REQUIREMENT
Give again, verbatim, the lines between the line that contains "Write the Bokeh code for this chart." and the line that contains "return (Y0 - py) / DY", counting both ends. Pictures are excluded from the copy.

------------

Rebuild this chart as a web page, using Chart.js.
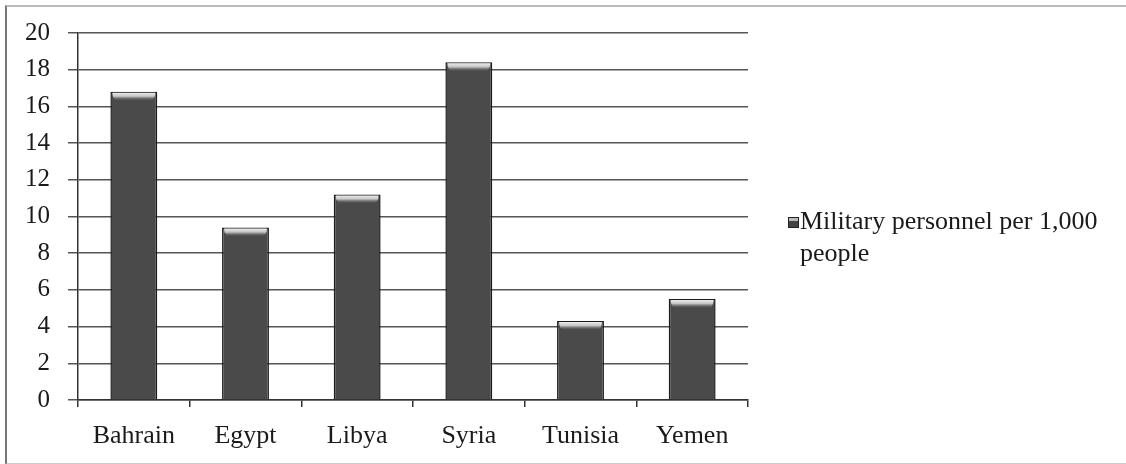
<!DOCTYPE html>
<html>
<head>
<meta charset="utf-8">
<script src="https://cdn.jsdelivr.net/npm/chart.js@4"></script>
<style>
  html, body { margin: 0; padding: 0; background: #fff; }
  #wrap { position: relative; width: 1126px; height: 464px; overflow: hidden; }
  #frame {
    position: absolute; left: 5px; top: 5px; width: 1140px; height: 456px;
    border-left: 2px solid #777; border-top: 2px solid #bbb; border-bottom: 2px solid #ccc;
  }
  #chart { position: absolute; left: 0; top: 0; }
  #legend {
    position: absolute; left: 800px; top: 205px; width: 326px;
    font-family: "Liberation Serif", "DejaVu Serif", serif; font-size: 26px;
    line-height: 32px; color: #1a1a1a;
  }
  #legend .box {
    position: absolute; left: -12px; top: 12px; width: 9px; height: 9px; background: #444;
    border: 1px solid #222; box-shadow: inset 0 3px 0 #bbb;
  }
</style>
</head>
<body>
<div id="wrap">
  <div id="frame"></div>
  <canvas id="chart" width="1126" height="464"></canvas>
  <div id="legend"><span class="box"></span>Military personnel per 1,000<br>people</div>
</div>
<script>
// Military personnel per 1,000 people
const countries = ['Bahrain', 'Egypt', 'Libya', 'Syria', 'Tunisia', 'Yemen'];
const personnel = [16.8, 9.4, 11.2, 18.4, 4.3, 5.5];
const yTicks = [0, 2, 4, 6, 8, 10, 12, 14, 16, 18, 20];

const serif = '"Liberation Serif", "DejaVu Serif", serif';

// light cap on top of each bar, like the cylinder shape in the original
const cylinderCap = {
    id: 'cylinderCap',
    afterDatasetsDraw(chart) {
        const ctx = chart.ctx;
        chart.getDatasetMeta(0).data.forEach(function(bar) {
            const half = bar.width / 2;
            const left = bar.x - half + 2;
            const right = bar.x + half - 2;
            const top = bar.y + 1;
            const g = ctx.createLinearGradient(0, top, 0, top + 8);
            g.addColorStop(0, '#ececec');
            g.addColorStop(0.45, '#c4c4c4');
            g.addColorStop(1, 'rgba(90,90,90,0)');
            ctx.save();
            ctx.fillStyle = g;
            ctx.beginPath();
            ctx.moveTo(left, top);
            ctx.lineTo(right, top);
            ctx.quadraticCurveTo(right, top + 7, right - 5, top + 8);
            ctx.lineTo(left + 5, top + 8);
            ctx.quadraticCurveTo(left, top + 7, left, top);
            ctx.fill();
            ctx.restore();
        });
    }
};

const ctx = document.getElementById('chart');

new Chart(ctx, {
    type: 'bar',
    data: {
        labels: countries,
        datasets: [{
            label: 'Military personnel per 1,000 people',
            data: personnel,
            backgroundColor: '#4a4a4a',
            borderColor: '#1c1c1c',
            borderWidth: 1.5,
            categoryPercentage: 0.84,
            barPercentage: 0.5
        }]
    },
    options: {
        responsive: false,
        animation: false,
        layout: {
            padding: { left: 10, right: 378, top: 30, bottom: 0 }
        },
        plugins: {
            legend: { display: false },
            tooltip: { enabled: false }
        },
        scales: {
            x: {
                grid: {
                    offset: true,
                    drawOnChartArea: false,
                    drawTicks: true,
                    tickLength: 7,
                    color: '#333',
                    lineWidth: 1.5
                },
                border: { color: '#333', width: 1.5 },
                ticks: {
                    color: '#1a1a1a',
                    font: { family: serif, size: 26 },
                    padding: 14
                },
                afterFit: function(scale) { scale.height = 64; }
            },
            y: {
                min: 0,
                max: 20,
                afterBuildTicks: function(scale) {
                    scale.ticks = yTicks.map(function(v) { return { value: v }; });
                },
                grid: {
                    color: '#555',
                    lineWidth: 1.5,
                    tickLength: 10
                },
                border: { color: '#333', width: 1.5 },
                ticks: {
                    color: '#1a1a1a',
                    font: { family: serif, size: 25 },
                    padding: 18
                },
                afterFit: function(scale) { scale.width = 68; }
            }
        }
    },
    plugins: [cylinderCap]
});
</script>
</body>
</html>
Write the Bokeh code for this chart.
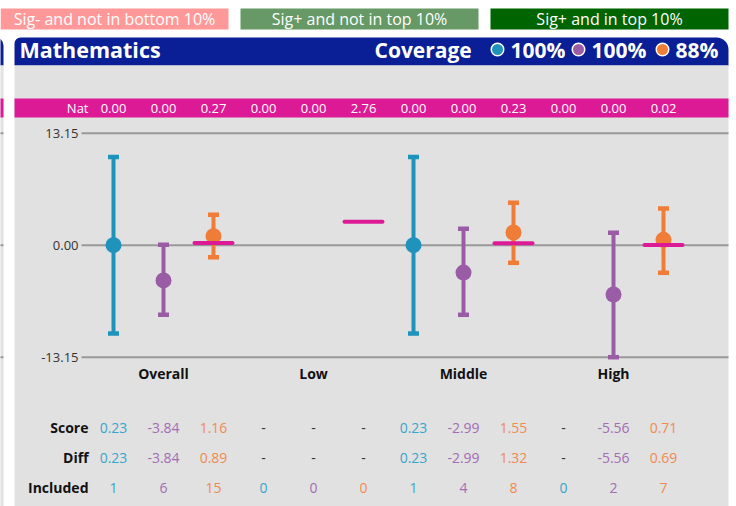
from bokeh.plotting import figure
from bokeh.models import ColumnDataSource, Range1d, BoxAnnotation, Label
from bokeh.core.properties import value
from bokeh.embed import file_html
from bokeh.resources import INLINE

# ---------------- data ----------------
groups = ["Overall", "Low", "Middle", "High"]
series_colors = ["#1f93bb", "#9b5ca6", "#ef7c37"]
table_colors = ["#3aa5cb", "#a46cb4", "#f08b4f"]
nat = [0.00, 0.00, 0.27, 0.00, 0.00, 2.76, 0.00, 0.00, 0.23, 0.00, 0.00, 0.02]
point = [0.00, -4.14, 1.06, None, None, None, 0.00, -3.21, 1.49, None, -5.79, 0.63]
upper = [10.37, 0.05, 3.57, None, None, None, 10.37, 1.93, 4.98, None, 1.46, 4.31]
lower = [-10.37, -8.17, -1.41, None, None, None, -10.37, -8.17, -2.07, None, -13.15, -3.24]
score = ["0.23", "-3.84", "1.16", "-", "-", "-", "0.23", "-2.99", "1.55", "-", "-5.56", "0.71"]
diff = ["0.23", "-3.84", "0.89", "-", "-", "-", "0.23", "-2.99", "1.32", "-", "-5.56", "0.69"]
included = ["1", "6", "15", "0", "0", "0", "1", "4", "8", "0", "2", "7"]
coverage = ["100%", "100%", "88%"]
yticks = [13.15, 0.00, -13.15]
ytick_labels = ["13.15", "0.00", "-13.15"]
legend_labels = ["Sig- and not in bottom 10%", "Sig+ and not in top 10%", "Sig+ and in top 10%"]
legend_colors = ["#ff9999", "#669966", "#006400"]
row_labels = ["Score", "Diff", "Included"]
title = "Mathematics"

# ---------------- layout helpers (pixel -> data) ----------------
W, H = 736, 506
X0, DX = 113.0, 50.0
Y0, DY = 244.7, 8.517
FONT = "Open Sans"
BLUE = "#0a1f96"
MAGENTA = "#dd1a96"
GREY = "#e1e1e1"


def X(px):
    return (px - X0) / DX


def Y(py):
    return (Y0 - py) / DY


p = figure(width=W, height=H, output_backend="svg", toolbar_location=None,
           x_range=Range1d(X(0), X(W)), y_range=Range1d(Y(H), Y(0)),
           x_axis_location=None, y_axis_location=None, min_border=0,
           tools="")
p.grid.visible = False
p.outline_line_color = None
p.background_fill_color = "white"
p.border_fill_color = "white"


def box(l, r, t, b, color, radius=0):
    bx = BoxAnnotation(left=X(l), right=X(r), top=Y(t), bottom=Y(b),
                       fill_color=color, fill_alpha=1.0, line_color=None,
                       level="underlay", border_radius=radius)
    p.add_layout(bx)


# legend boxes
legend_px = [(0, 228), (240, 478), (490, 728)]
for (l, r), c in zip(legend_px, legend_colors):
    box(l, r, 8, 29, c)
p.text(x=[X((l + r) / 2) for l, r in legend_px], y=[Y(18.5)] * 3, text=legend_labels,
       text_color="white", text_font=value(FONT), text_font_size=value("16px"),
       text_align="center", text_baseline="middle")

# left sliver of neighbouring panel
box(-20, 3, 37, 65, BLUE, (0, 8, 0, 0))
box(-20, 3, 65, H + 5, GREY)
box(-20, 3, 98, 117, MAGENTA)

# main panel
box(14, 728, 37, 65, BLUE, (6, 12, 0, 0))
box(14, 728, 65, H + 5, GREY)
box(14, 728, 98, 117, MAGENTA)

# header text
p.add_layout(Label(x=X(19), y=Y(49), text=title, text_color="white", text_font=FONT,
                   text_font_size="21.5px", text_font_style="bold", text_baseline="middle",
                   level="overlay"))
p.add_layout(Label(x=X(374), y=Y(49), text="Coverage", text_color="white", text_font=FONT,
                   text_font_size="21px", text_font_style="bold", text_baseline="middle",
                   level="overlay"))
cov_dot_px = [497, 578, 662]
p.scatter(x=[X(v) for v in cov_dot_px], y=[Y(49)] * 3, size=12.5, fill_color=series_colors,
          line_color="white", line_width=1.5)
p.text(x=[X(v + 13) for v in cov_dot_px], y=[Y(49)] * 3, text=coverage, text_color="white",
       text_font=value(FONT), text_font_size=value("21px"), text_font_style="bold",
       text_align="left", text_baseline="middle")

# Nat row
slots = list(range(len(nat)))
p.text(x=[X(88)], y=[Y(107.5)], text=["Nat"], text_color="white", text_font=value(FONT),
       text_font_size=value("13px"), text_align="right", text_baseline="middle")
p.text(x=slots, y=[Y(107.5)] * len(nat), text=[f"{v:.2f}" for v in nat], text_color="white",
       text_font=value(FONT), text_font_size=value("13px"), text_align="center",
       text_baseline="middle")

# grid lines + tick labels
p.segment(x0=[X(81)] * 3, x1=[X(728)] * 3, y0=yticks, y1=yticks, line_color="#999999", line_width=2)
p.segment(x0=[X(-5)] * 3, x1=[X(3)] * 3, y0=yticks, y1=yticks, line_color="#999999", line_width=2)
p.text(x=[X(78)] * 3, y=yticks, text=ytick_labels, text_color="#333333", text_font=value(FONT),
       text_font_size=value("13px"), text_align="right", text_baseline="middle")

# error bars and points
idx = [i for i in slots if point[i] is not None]
src = ColumnDataSource(dict(
    x=idx,
    y=[point[i] for i in idx],
    lo=[lower[i] for i in idx],
    hi=[upper[i] for i in idx],
    xl=[i - 5.5 / DX for i in idx],
    xr=[i + 5.5 / DX for i in idx],
    color=[series_colors[i % 3] for i in idx],
))
p.segment(x0="x", x1="x", y0="lo", y1="hi", source=src, line_color="color", line_width=4)
p.segment(x0="xl", x1="xr", y0="hi", y1="hi", source=src, line_color="color", line_width=4.5)
p.segment(x0="xl", x1="xr", y0="lo", y1="lo", source=src, line_color="color", line_width=4.5)
p.scatter(x="x", y="y", source=src, size=16, fill_color="color", line_color=None)

# national lines (on orange slots)
nat_idx = [i for i in slots if i % 3 == 2]
p.segment(x0=[i - 19 / DX for i in nat_idx], x1=[i + 19 / DX for i in nat_idx],
          y0=[nat[i] for i in nat_idx], y1=[nat[i] for i in nat_idx],
          line_color=MAGENTA, line_width=4, line_cap="round")

# category labels
p.text(x=[3 * g + 1 for g in range(len(groups))], y=[Y(373)] * len(groups), text=groups,
       text_color="#111111", text_font=value(FONT), text_font_size=value("14px"),
       text_font_style="bold", text_align="center", text_baseline="middle")

# table
row_px = [427, 457, 487]
p.text(x=[X(88)] * 3, y=[Y(v) for v in row_px], text=row_labels, text_color="#111111",
       text_font=value(FONT), text_font_size=value("14px"), text_font_style="bold",
       text_align="right", text_baseline="middle")
for rows, py in zip([score, diff, included], row_px):
    cols = ["#333333" if t == "-" else table_colors[i % 3] for i, t in enumerate(rows)]
    p.text(x=slots, y=[Y(py)] * len(rows), text=rows, text_color=cols,
           text_font=value(FONT), text_font_size=value("14px"), text_align="center",
           text_baseline="middle")

open("out.html", "w").write(file_html(p, INLINE))
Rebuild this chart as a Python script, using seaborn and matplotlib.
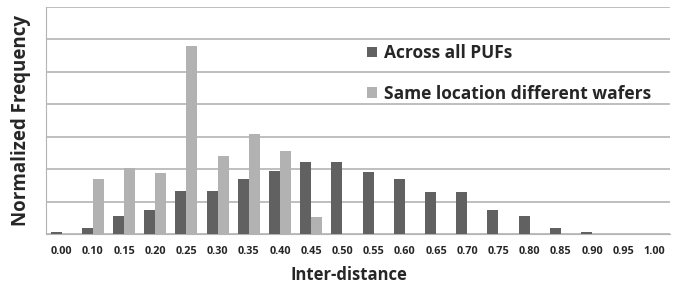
import pandas as pd
import seaborn as sns
import matplotlib.pyplot as plt
from matplotlib.patches import Patch

# ---------------------------------------------------------------------------
# Data (in gridline units)
# ---------------------------------------------------------------------------
distances = ["0.00", "0.10", "0.15", "0.20", "0.25", "0.30", "0.35", "0.40", "0.45", "0.50",
             "0.55", "0.60", "0.65", "0.70", "0.75", "0.80", "0.85", "0.90", "0.95", "1.00"]
across_all = [0.06, 0.18, 0.54, 0.74, 1.32, 1.32, 1.70, 1.94, 2.22, 2.21,
              1.91, 1.69, 1.31, 1.29, 0.74, 0.55, 0.19, 0.07, 0.0, 0.0]
same_location = [0.0, 1.70, 2.05, 1.88, 5.80, 2.40, 3.07, 2.56, 0.51, 0.0,
                 0.0, 0.0, 0.0, 0.0, 0.0, 0.0, 0.0, 0.0, 0.0, 0.0]
series_names = ["Across all PUFs", "Same location different wafers"]
colors = ["#616161", "#b2b2b2"]

df = pd.DataFrame({
    "distance": distances * 2,
    "freq": across_all + same_location,
    "series": [series_names[0]] * len(distances) + [series_names[1]] * len(distances),
})

sns.set_style("white")
plt.rcParams["font.family"] = ["Open Sans", "DejaVu Sans"]

fig = plt.figure(figsize=(6.91, 2.87), dpi=100)
ax = fig.add_axes([0.0666, 0.1847, 0.903, 0.791])

sns.barplot(data=df, x="distance", y="freq", hue="series", palette=colors,
            saturation=1, width=0.7, linewidth=0, ax=ax, legend=False, zorder=3)

ax.set_ylim(0, 7)
ax.set_xlim(-0.5, len(distances) - 0.5)
ax.set_yticks(range(0, 8))
ax.set_yticklabels([])
ax.tick_params(axis="y", length=0)
ax.tick_params(axis="x", length=0, pad=9)
for lbl in ax.get_xticklabels():
    lbl.set_fontsize(7.8)
    lbl.set_fontweight("bold")
ax.yaxis.grid(True, color="#b4b4b4", linewidth=1.2, zorder=0)
ax.set_axisbelow(True)
for side in ["top", "right"]:
    ax.spines[side].set_visible(False)
ax.spines["left"].set_color("#b4b4b4")
ax.spines["bottom"].set_color("#b4b4b4")

ax.set_xlabel("Inter-distance", fontsize=12, fontweight="bold", labelpad=4)
ax.xaxis.set_label_coords(0.485, -0.14)
ax.set_ylabel("Normalized Frequency", fontsize=13.5, fontweight="bold", labelpad=7)

handles = [Patch(facecolor=c, edgecolor="none") for c in colors]
ax.legend(handles, series_names, loc="upper left", bbox_to_anchor=(0.49, 0.905),
          frameon=False, prop={"weight": "bold", "size": 12.5},
          handlelength=0.55, handleheight=0.55, handletextpad=0.4, labelspacing=1.3)

fig.savefig("out.png", dpi=100)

------------

RESPONSE TO THE EXERCISE
Write the Bokeh code for this chart.
from bokeh.plotting import figure
from bokeh.models import ColumnDataSource, Range1d, BoxAnnotation, Label
from bokeh.core.properties import value
from bokeh.embed import file_html
from bokeh.resources import INLINE

# ---------------- data ----------------
groups = ["Overall", "Low", "Middle", "High"]
series_colors = ["#1f93bb", "#9b5ca6", "#ef7c37"]
table_colors = ["#3aa5cb", "#a46cb4", "#f08b4f"]
nat = [0.00, 0.00, 0.27, 0.00, 0.00, 2.76, 0.00, 0.00, 0.23, 0.00, 0.00, 0.02]
point = [0.00, -4.14, 1.06, None, None, None, 0.00, -3.21, 1.49, None, -5.79, 0.63]
upper = [10.37, 0.05, 3.57, None, None, None, 10.37, 1.93, 4.98, None, 1.46, 4.31]
lower = [-10.37, -8.17, -1.41, None, None, None, -10.37, -8.17, -2.07, None, -13.15, -3.24]
score = ["0.23", "-3.84", "1.16", "-", "-", "-", "0.23", "-2.99", "1.55", "-", "-5.56", "0.71"]
diff = ["0.23", "-3.84", "0.89", "-", "-", "-", "0.23", "-2.99", "1.32", "-", "-5.56", "0.69"]
included = ["1", "6", "15", "0", "0", "0", "1", "4", "8", "0", "2", "7"]
coverage = ["100%", "100%", "88%"]
yticks = [13.15, 0.00, -13.15]
ytick_labels = ["13.15", "0.00", "-13.15"]
legend_labels = ["Sig- and not in bottom 10%", "Sig+ and not in top 10%", "Sig+ and in top 10%"]
legend_colors = ["#ff9999", "#669966", "#006400"]
row_labels = ["Score", "Diff", "Included"]
title = "Mathematics"

# ---------------- layout helpers (pixel -> data) ----------------
W, H = 736, 506
X0, DX = 113.0, 50.0
Y0, DY = 244.7, 8.517
FONT = "Open Sans"
BLUE = "#0a1f96"
MAGENTA = "#dd1a96"
GREY = "#e1e1e1"


def X(px):
    return (px - X0) / DX


def Y(py):
    return (Y0 - py) / DY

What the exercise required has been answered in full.